Луначарский пишет о родстве между учением Спинозы и представлениями Маймонида, иудейского философа, родившегося в 1135 году и умершего в 1204-м. Маймонид (Моше бен Маймон) высоко ценил Аристотеля, труды которого читал в арабском переводе. И стремился согласовать еврейское вероучение с аристотелизмом. Методологически сходные усилия осуществлял Филон Александрийский (конец I века до н. э. — начало I века н. э.), стремившийся за тысячелетие до Маймонида согласовать еврейское вероучение с учением Платона.
Пишет Луначарский и о пантеистах каббалы. Чей пантеизм, по его мнению, в чем-то тоже созвучен пантеизму Спинозы.
Пишет он и о родстве умонастроений Спинозы с «настроениями великих еврейских поэтов, создавших псалтырь». Но именно анализ родства этих двух умонастроений раскрывает всю далекость пантеизма Спинозы от того — отнюдь не только христианского — начала, в котором, по Луначарскому, содержится проклятие природе.
Итак, Луначарский вначале обильно цитирует псалтырь, дабы показать, сколь родственны его настроения настроениям Спинозы. Приведем дословно ту цитату, которую приводит Луначарский:
«Блажен муж, коего воля в законе Господа, кто о законе Его размышляет день и ночь. Возлюблю Тебя, Господи, крепость моя! Господь — твердыня моя и прибежище мое, Избавитель мой, Бог мой — скала моя; на Него я уповаю; щит мой, рог спасения моего и убежище мое. Призову достопоклоняемого Господа и от врагов моих спасусь. Объяли меня муки смертные, и потоки беззакония устрашили меня; цепи ада облегли меня, и сети смерти опутали меня. В тесноте своей я призвал Господа и к Богу моему воззвал».
Приведя эту цитату, Луначарский далее констатирует, что Господь, к которому так воззвал его почитатель, активно вмешивается в судьбу молящегося. И называет описание этого вмешательства «одной из грандиознейших картин мировой поэзии».
Вот какова эта картина:
«Потряслась и всколебалась земля, дрогнули и подвиглись основания гор, ибо разгневался Бог; поднялся дым от гнева Его, и из уст Его огонь поядающий; горячие угли сыпались от Него. Наклонил Он небеса и сошел, — и мрак под ногами Его. И воссел на херувимов и полетел, и понесся на крыльях ветра. И мрак сделал покровом Своим, сению вокруг Себя мрак вод, облаков воздушных. От блистания перед Ним бежали облака Его. Открылись основания вселенной от грозного гласа Твоего, Господи, от дуновения духа гнева Твоего. Он простер руку с высоты и взял меня, и извлек меня из вод многих».
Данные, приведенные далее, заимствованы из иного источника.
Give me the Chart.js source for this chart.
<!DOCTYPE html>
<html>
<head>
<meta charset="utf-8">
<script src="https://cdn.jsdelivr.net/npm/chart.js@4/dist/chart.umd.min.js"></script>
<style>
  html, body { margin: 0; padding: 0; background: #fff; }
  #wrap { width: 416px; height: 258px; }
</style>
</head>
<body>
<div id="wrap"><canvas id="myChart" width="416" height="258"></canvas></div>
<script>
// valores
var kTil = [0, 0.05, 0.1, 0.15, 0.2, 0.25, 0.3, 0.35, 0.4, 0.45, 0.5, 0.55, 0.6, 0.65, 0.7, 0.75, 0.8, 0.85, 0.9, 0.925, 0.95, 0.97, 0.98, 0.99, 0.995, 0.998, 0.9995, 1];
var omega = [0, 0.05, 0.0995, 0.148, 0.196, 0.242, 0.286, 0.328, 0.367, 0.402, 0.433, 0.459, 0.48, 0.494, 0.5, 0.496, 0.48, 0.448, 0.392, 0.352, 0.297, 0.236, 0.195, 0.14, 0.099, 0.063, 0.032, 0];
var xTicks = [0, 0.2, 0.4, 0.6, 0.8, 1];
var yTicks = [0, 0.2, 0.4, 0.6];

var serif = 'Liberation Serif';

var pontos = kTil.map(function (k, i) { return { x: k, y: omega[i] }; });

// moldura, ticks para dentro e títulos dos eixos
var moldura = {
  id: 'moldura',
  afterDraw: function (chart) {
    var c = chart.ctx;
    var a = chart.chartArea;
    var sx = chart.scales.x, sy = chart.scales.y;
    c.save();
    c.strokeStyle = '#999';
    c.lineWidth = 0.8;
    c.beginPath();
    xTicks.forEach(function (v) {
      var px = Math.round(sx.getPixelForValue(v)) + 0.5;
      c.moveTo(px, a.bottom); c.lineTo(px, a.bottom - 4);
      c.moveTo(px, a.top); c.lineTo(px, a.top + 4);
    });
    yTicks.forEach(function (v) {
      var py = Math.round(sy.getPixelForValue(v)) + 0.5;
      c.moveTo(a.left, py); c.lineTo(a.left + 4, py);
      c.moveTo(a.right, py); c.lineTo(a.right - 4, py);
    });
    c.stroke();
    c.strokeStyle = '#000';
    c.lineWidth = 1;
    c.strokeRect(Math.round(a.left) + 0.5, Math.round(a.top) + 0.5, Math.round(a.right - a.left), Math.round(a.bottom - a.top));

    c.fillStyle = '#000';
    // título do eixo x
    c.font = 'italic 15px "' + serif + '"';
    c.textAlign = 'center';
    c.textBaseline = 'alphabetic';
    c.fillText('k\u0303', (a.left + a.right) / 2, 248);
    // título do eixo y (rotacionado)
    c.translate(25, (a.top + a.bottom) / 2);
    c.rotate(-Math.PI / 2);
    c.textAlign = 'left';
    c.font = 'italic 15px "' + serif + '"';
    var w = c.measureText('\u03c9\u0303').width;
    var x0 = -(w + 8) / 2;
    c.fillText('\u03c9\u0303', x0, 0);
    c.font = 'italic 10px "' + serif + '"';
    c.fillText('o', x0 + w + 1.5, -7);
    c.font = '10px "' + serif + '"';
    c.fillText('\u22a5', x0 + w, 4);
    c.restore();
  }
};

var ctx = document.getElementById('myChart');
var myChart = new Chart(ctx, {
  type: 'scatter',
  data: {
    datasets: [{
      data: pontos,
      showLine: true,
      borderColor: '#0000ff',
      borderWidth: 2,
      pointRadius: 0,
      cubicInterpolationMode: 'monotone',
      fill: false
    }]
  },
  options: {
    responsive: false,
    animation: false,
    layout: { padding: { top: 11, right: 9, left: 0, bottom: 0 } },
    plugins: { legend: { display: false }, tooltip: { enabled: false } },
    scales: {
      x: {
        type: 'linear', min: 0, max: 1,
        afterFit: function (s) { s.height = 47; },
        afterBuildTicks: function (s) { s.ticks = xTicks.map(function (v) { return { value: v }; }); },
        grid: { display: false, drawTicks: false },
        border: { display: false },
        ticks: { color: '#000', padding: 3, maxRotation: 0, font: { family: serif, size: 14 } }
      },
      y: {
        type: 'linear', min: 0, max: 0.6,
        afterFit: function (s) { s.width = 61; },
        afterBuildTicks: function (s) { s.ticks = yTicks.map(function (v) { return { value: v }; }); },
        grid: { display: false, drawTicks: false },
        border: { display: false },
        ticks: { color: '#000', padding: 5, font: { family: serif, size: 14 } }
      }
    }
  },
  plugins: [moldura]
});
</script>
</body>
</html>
Далее Луначарский совершенно справедливо обращается к читателю и говорит:
«Но вдумайтесь: этот гневный бог, наклоняющий небо и производящий столько шума для того, чтобы выручить из беды какое–то крошечное твореньице на маленькой земле!»
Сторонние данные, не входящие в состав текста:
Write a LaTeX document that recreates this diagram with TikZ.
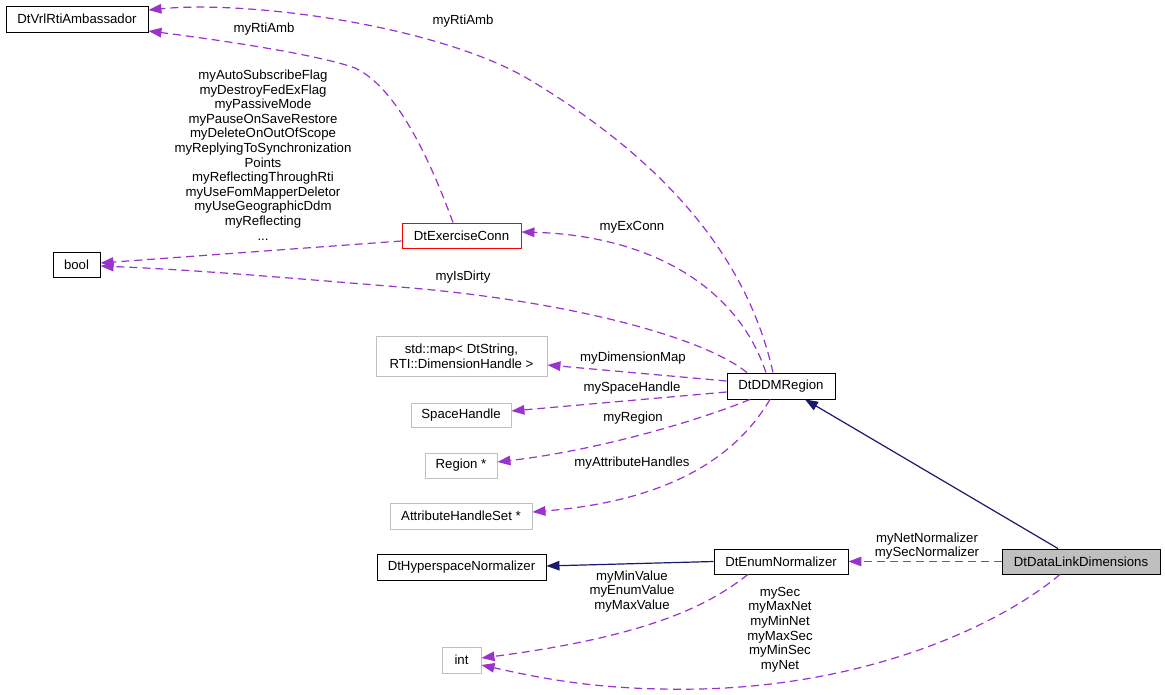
\documentclass[tikz,border=0pt]{standalone}
\usepackage{fontspec}
\setmainfont{Liberation Sans}
\usetikzlibrary{arrows.meta}
\definecolor{purp}{RGB}{154,50,205}
\definecolor{navyb}{RGB}{25,25,112}
\definecolor{greyb}{RGB}{191,191,191}
\newcommand{\lblfont}{\fontsize{13.2}{14.6}\selectfont}
\tikzset{
  box/.style={draw=black, line width=0.9pt, inner sep=0pt, font=\lblfont, align=center, fill=white},
  gbox/.style={box, draw=greyb},
  rbox/.style={box, draw=red},
  cbox/.style={box, fill=greyb},
  lab/.style={font=\lblfont, align=center, inner sep=0pt},
  uses/.style={draw=purp, line width=1.2pt, dash pattern=on 8pt off 5pt, -{Triangle[length=13pt,width=9.5pt]}, fill=none},
  inh/.style={draw=navyb, line width=1.2pt, -{Triangle[length=13pt,width=9.5pt,fill=navyb]}},
}
\begin{document}
\begin{tikzpicture}[x=1pt,y=-1pt]
\useasboundingbox (0,0) rectangle (1165,695);
\fill[white] (0,0) rectangle (1165,695);

% nodes
\node[box, minimum width=142pt, minimum height=26pt] (vrl) at (77,19) {DtVrlRtiAmbassador};
\node[box, minimum width=47pt, minimum height=25pt] (bool) at (76.5,264.5) {bool};
\node[rbox, minimum width=119pt, minimum height=25pt] (exconn) at (461.5,235.5) {DtExerciseConn};
\node[gbox, minimum width=171pt, minimum height=40pt] (map) at (461.5,356) {std::map< DtString,\\ RTI::DimensionHandle >};
\node[gbox, minimum width=100pt, minimum height=24pt] (space) at (461,415) {SpaceHandle};
\node[gbox, minimum width=72pt, minimum height=25pt] (region) at (461,465.5) {Region *};
\node[gbox, minimum width=142pt, minimum height=26pt] (ahs) at (461,516) {AttributeHandleSet *};
\node[box, minimum width=108pt, minimum height=26pt] (ddm) at (781,386) {DtDDMRegion};
\node[box, minimum width=169pt, minimum height=26pt] (hyper) at (461.5,567) {DtHyperspaceNormalizer};
\node[box, minimum width=134pt, minimum height=25pt] (enum) at (781,561.5) {DtEnumNormalizer};
\node[cbox, minimum width=158pt, minimum height=25pt] (dld) at (1081,561.5) {DtDataLinkDimensions};
\node[gbox, minimum width=39pt, minimum height=26pt] (int) at (461.5,660) {int};

% edges
\draw[uses] ([xshift=-8pt]ddm.north) .. controls (750,270) and (680,170) .. (530,80)
   .. controls (440,26) and (250,0) .. ([yshift=9pt]vrl.east);
\draw[uses] ([xshift=-8.5pt]exconn.north) .. controls (432,165) and (398,88) .. (355,68)
   .. controls (320,55) and (220,40) .. ([yshift=-12pt]vrl.east);
\draw[uses] ([yshift=-5.5pt]exconn.west) -- ([yshift=1.5pt]bool.east);
\draw[uses] ([xshift=-15pt]ddm.north) .. controls (735,280) and (640,235) .. ([yshift=3.5pt]exconn.east);
\draw[uses] ([xshift=-34pt]ddm.north) .. controls (700,335) and (560,300) .. (400,287)
   .. controls (300,279) and (200,270) .. ([yshift=-1.5pt]bool.east);
\draw[uses] ([yshift=5pt]ddm.west) -- ([yshift=-9pt]map.east);
\draw[uses] ([yshift=-6pt]ddm.west) -- ([yshift=4pt]space.east);
\draw[uses] ([xshift=-31pt]ddm.south) .. controls (700,420) and (600,450) .. ([yshift=3.5pt]region.east);
\draw[uses] ([xshift=-11pt]ddm.south) .. controls (740,450) and (680,500) .. ([yshift=4pt]ahs.east);
\draw[inh] ([xshift=-23pt]dld.north) -- ([xshift=24pt]ddm.south);
\draw[inh] (enum.west) -- ([yshift=1pt]hyper.east);
\draw[uses] (dld.west) -- (enum.east);
\draw[uses] ([xshift=-33pt]enum.south) .. controls (715,600) and (660,635) .. ([yshift=2pt]int.east);
\draw[uses] ([xshift=-21pt]dld.south) .. controls (1000,625) and (870,685) .. (700,689)
   .. controls (600,691) and (540,678) .. ([yshift=-5pt]int.east);

% labels
\node[lab] (lRti1) at (463,21) {myRtiAmb};
\node[lab] (lRti2) at (264,29) {myRtiAmb};
\node[lab] (lBool) at (263,155) {myAutoSubscribeFlag\\myDestroyFedExFlag\\myPassiveMode\\myPauseOnSaveRestore\\myDeleteOnOutOfScope\\myReplyingToSynchronization\\Points\\myReflectingThroughRti\\myUseFomMapperDeletor\\myUseGeographicDdm\\myReflecting\\...};
\node[lab] (lEx) at (632,227) {myExConn};
\node[lab] (lDirty) at (463,277) {myIsDirty};
\node[lab] (lDim) at (633,358) {myDimensionMap};
\node[lab] (lSpace) at (632,388) {mySpaceHandle};
\node[lab] (lReg) at (633,418) {myRegion};
\node[lab] (lAttr) at (632,463) {myAttributeHandles};
\node[lab] (lNorm) at (927,546) {myNetNormalizer\\mySecNormalizer};
\node[lab] (lVal) at (632,591.5) {myMinValue\\myEnumValue\\myMaxValue};
\node[lab] (lNet) at (780,629.5) {mySec\\myMaxNet\\myMinNet\\myMaxSec\\myMinSec\\myNet};
\end{tikzpicture}
\end{document}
Что ж, мы с радостью откликаемся на призыв Луначарского и вдумываемся. Вдумавшись, понимаем, что нет ничего общего между богом Спинозы (которому все эти беды отдельного крохотного творения, взывающего к нему, фундаментальнейшим образом по барабану) и тем Богом, который, как говорит Луначарский, произвел столько шума из-за крошечного твореньица на маленькой земле. Что избавление природы от проклятия, которое, по Луначарскому, носит христианский (а на самом деле общемонотеистический) характер, — равносильно проклятию крошечного твореньица на маленькой земле. То есть проклятию человека.
Избавили от проклятия природу с помощью пантеизма? Нуте-с, умаляйте сразу человека. Называйте его крошечным твореньицем на маленькой земле. Недоумевайте, как это может бог-природа (бог-вино и так далее) обеспокоиться вдруг каким-то отдельным крошечным человеком. То есть понятно, как этот человек может причаститься вина, слиться с богом-вином. Но как этот человек может быть вырван из страдания природного по воле зачем-то услышавшего его и отдельного от природы бога — понять в принципе невозможно.
Что же говорит по этому поводу Луначарский? А вот что. Назвав этот поступок бога, зачем-то внявшего мольбам отдельного человека, Луначарский спрашивает читателя:
«...не убого ли это (то бишь такой поступок Бога — С.К.), перед лицом бога Спинозы вездесущего, всеобъемлющего, всё предусмотревшего, телом которому служит бесконечное пространство, душою — бесконечная мысль?»
Нет, не убого. Никоим образом не убого. Или, если хотите, в этом убожестве величие монотеизма, вырвавшего отдельное ничтожное существо из природы и этим бесконечно возвеличившее это существо, переставшее быть ничтожным. Между прочим, такое возвеличивание прежде ничтожного существа породило историю. Не было бы такого возвеличивания — не было бы истории. И человека как существа исторического — личностного, возвеличенного над природой и в чем-то даже противопоставленного ей — тоже не было бы.